In Großbritannien stehen Wahlen an, und wer da auf Englisch mitreden will, sollte ein paar Feinheiten des Vokabulars beachten. Was den Wortschatz betrifft, ist Wählen auf Deutsch nämlich eine langweilige Angelegenheit: Bei einer Bundestagswahl gehen Wähler und Wählerinnen in ihrem Wahlkreis ins Wahllokal, nehmen einen Wahlzettel, gehen in die Wahlkabine, geben durch Ankreuzen ihre Stimme ab und werfen den Wahlzettel in die Wahlurne.
In Großbritannien entspricht der Bundestagswahl die „General Election“; die Wähler und Wählerinnen sind „voters“. Der Wahlkreis nennt sich „constituency“. In jedem gibt es „polling stations“, mit „polling booths“, in denen die „voters“ mit Hilfe von „ballot paper“ (Wahlzettel) und „ballot box“ (Wahlurne) ihre Stimme abgeben: „They cast their votes“. Sind sie dann mit dem Ergebnis unzufrieden, bleibt nur der Stoßseufzer „die hab ich nicht gewählt:“ – „I didn´t vote for them“.
Wo also das Deutsche mit drei Wörtern eines Wortstammes auskommt (Wahl, Wähler, wählen), benötigt das Englische fünf Wörter aus fünf verschiedenen Stämmen: vote(r), election, constituency, polling, ballot.
Was lehrt uns das, außer dass wir fürs Englische (von wegen einfache Sprache!) manchmal ziemlich büffeln müssen? Vielleicht dies: Der Wortschatz jeder Sprache ist ein großer und detaillierter Speicher historisch- gesellschaftlicher Entwicklungen. Und so könnte das deutsche Wahlvokabular den Sachverhalt abbilden, dass seine Terminologie systematisch aus dem Begriff der freien Wahl entwickelt wurde, bevor wir kraft einer Verfassung auf einmal in den Genuss der Sache selbst kamen.

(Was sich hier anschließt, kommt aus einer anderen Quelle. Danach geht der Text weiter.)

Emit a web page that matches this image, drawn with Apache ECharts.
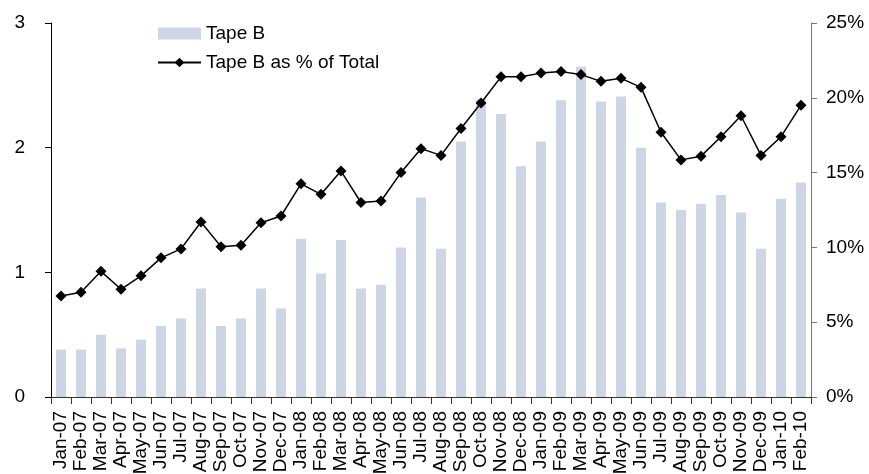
<!DOCTYPE html>
<html>
<head>
<meta charset="utf-8">
<script src="https://cdn.jsdelivr.net/npm/echarts@6/dist/echarts.min.js"></script>
<style>
    html, body { margin: 0; padding: 0; background: #fff; }
    #chart { width: 869px; height: 474px; }
</style>
</head>
<body>
<div id="chart"></div>
<script>
// 月份
var months = ['Jan-07', 'Feb-07', 'Mar-07', 'Apr-07', 'May-07', 'Jun-07', 'Jul-07', 'Aug-07', 'Sep-07', 'Oct-07', 'Nov-07', 'Dec-07',
    'Jan-08', 'Feb-08', 'Mar-08', 'Apr-08', 'May-08', 'Jun-08', 'Jul-08', 'Aug-08', 'Sep-08', 'Oct-08', 'Nov-08', 'Dec-08',
    'Jan-09', 'Feb-09', 'Mar-09', 'Apr-09', 'May-09', 'Jun-09', 'Jul-09', 'Aug-09', 'Sep-09', 'Oct-09', 'Nov-09', 'Dec-09',
    'Jan-10', 'Feb-10']
// Tape B (左轴)
var tapeB = [0.38, 0.38, 0.50, 0.39, 0.46, 0.57, 0.63, 0.87, 0.57, 0.63, 0.87, 0.71,
    1.27, 0.99, 1.26, 0.87, 0.90, 1.20, 1.60, 1.19, 2.05, 2.39, 2.27, 1.85,
    2.05, 2.38, 2.65, 2.37, 2.41, 2.00, 1.56, 1.50, 1.55, 1.62, 1.48, 1.19,
    1.59, 1.72]
// Tape B as % of Total (右轴, %)
var tapeBPct = [6.75, 7.0, 8.4, 7.2, 8.1, 9.3, 9.9, 11.7, 10.05, 10.15, 11.65, 12.1,
    14.25, 13.55, 15.1, 13.0, 13.1, 15.0, 16.6, 16.15, 17.95, 19.65, 21.4, 21.4,
    21.65, 21.75, 21.55, 21.1, 21.3, 20.7, 17.7, 15.85, 16.1, 17.4, 18.8, 16.15,
    17.4, 19.5]
// 刻度
var leftTicks = {min: 0, max: 3, interval: 1}
var rightTicks = {min: 0, max: 25, interval: 5}

var chart = echarts.init(document.getElementById('chart'))
var font = 'Arial, "Liberation Sans", sans-serif'

chart.setOption({
    animation: false,
    grid: {// 表格设置
        left: 51,
        right: 58,
        top: 23,
        bottom: 77,
        outerBoundsMode: 'none'
    },
    legend: {
        orient: 'vertical',
        left: 157,
        top: 24,
        padding: 0,
        itemWidth: 43,
        itemHeight: 12,
        itemGap: 10,
        textStyle: {fontFamily: font, fontSize: 19, color: '#000'},
        data: [
            {name: 'Tape B', icon: 'rect'},
            {name: 'Tape B as % of Total'}
        ]
    },
    xAxis: [{
        type: 'category',
        data: months,
        axisLine: {lineStyle: {color: '#333', width: 1}},
        axisTick: {show: true, length: 7, lineStyle: {color: '#333'}},
        axisLabel: {
            rotate: 90,
            interval: 0,
            margin: 14,
            fontFamily: font,
            fontSize: 19,
            color: '#000'
        },
        splitLine: {show: false}
    }],
    yAxis: [{
        type: 'value',
        min: leftTicks.min,
        max: leftTicks.max,
        interval: leftTicks.interval,
        axisLine: {show: true, lineStyle: {color: '#000'}},
        axisTick: {show: true, length: 6, lineStyle: {color: '#000'}},
        axisLabel: {margin: 26, fontFamily: font, fontSize: 19, color: '#000'},
        splitLine: {show: false}
    }, {
        type: 'value',
        position: 'right',
        min: rightTicks.min,
        max: rightTicks.max,
        interval: rightTicks.interval,
        axisLine: {show: true, lineStyle: {color: '#777'}},
        axisTick: {show: true, length: 6, lineStyle: {color: '#777'}},
        axisLabel: {margin: 15, formatter: '{value}%', fontFamily: font, fontSize: 19, color: '#000'},
        splitLine: {show: false}
    }],
    series: [{
        name: 'Tape B',
        type: 'bar',
        barWidth: 10,
        itemStyle: {color: '#ced5e4'},
        data: tapeB
    }, {
        name: 'Tape B as % of Total',
        type: 'line',
        yAxisIndex: 1,
        symbol: 'diamond',
        symbolSize: 11,
        itemStyle: {color: '#000'},
        lineStyle: {color: '#000', width: 1.5},
        data: tapeBPct
    }]
})
</script>
</body>
</html>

In Großbritannien hingegen, das gar keine geschriebene Verfassung besitzt, die die Dinge endgültig regelt, hat sich das Verfahren freier Wahlen – wie das gesamte politische System – über Jahrhunderte politisch-gesellschaftlicher Auseinandersetzungen samt Bürgerkrieg und dynastischer Verwerfungen aller Art langsam herausgebildet. Die Wörter kamen zu verschiedenen Zeiten aus verschiedenen Quellen mit den Sachen selbst.
Deshalb macht die Terminologie heute diesen gleichsam provisorisch zusammengebastelten Eindruck. Ob das Vokabular einer Sprache und seine Geschichte nun Rückschlüsse auf die Mentalität der jeweiligen Sprecher erlaubt – der deutschen wie der englischen – das sei erst einmal dahingestellt. Wir werden weitere Beispiele sammeln.